Every year, the relationship between American baseball and Japanese baseball gets a little more complicated. Reports Tuesday indicate that Yusei Kikuchi, a high school pitcher expected to be the first player picked in Nippon Professional Baseball's amateur draft late next month, is contemplating skipping the draft in favor of coming to America.
That may not seem like a big deal, but under Major League Baseball's current rules, Kikuchi would not be subject to the MLB Draft and instead be declared a free agent, free to sign with any American team he wants. In light of Junichi Tazawa making a similar jump last year, skipping the NPB draft for America now carries a three-year ban, but Kikuchi would be the second top prospect in two years to make the leap, should he choose to do so.
I contacted Patrick Newman and Ryo Shinkawa, the authors of NPB Tracker, to ask about Kikuchi's situation.
Both agreed that because of age (Kikuchi is 18, Tazawa was 22 when he signed) Kikuchi is considered a much rawer prospect than Tazawa was last year and might not command contract on par with the three-year, $3.3 million deal he received from Boston, but that he still might command a seven-figure contract.
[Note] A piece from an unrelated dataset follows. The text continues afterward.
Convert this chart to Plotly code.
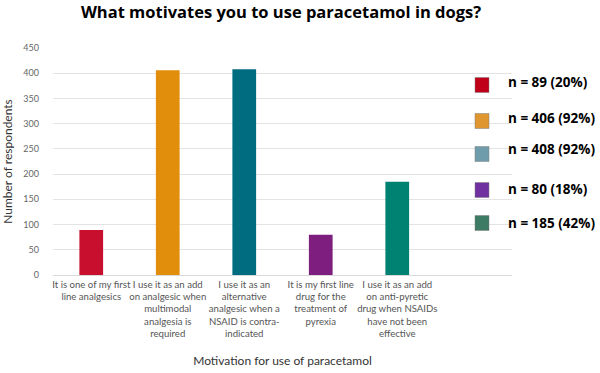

Given time spent in the minors, that may not represent more money than he'd make if he were to stay in Japan, though it's impossible to put a dollar figure on getting into the MLB system at the age of 18 without having to be posted or waiting to be granted free agency (which comes nine years after being drafted in Japan).
The above video is taken from Kikuchi's appearance in a high school tournament in July. His fastball clocks in anywhere between 85 and 92 mph and he seems to spot it nicely with a big, slow curve that clocks in the low 70s. He even mixes in an eephus pitch for good measure.
It's hard to really judge his talent with free-swinging high school kids batting against him, but I think a lefty with the ability to hit 90-plus on the radar gun regularly (he does at least three or four times in the inning shown above) and a breaking pitch would make him a pretty good prospect if he were an American high schooler.
It's not hard to see why an American team would be interested in signing him and adding him to their system, even with his young age.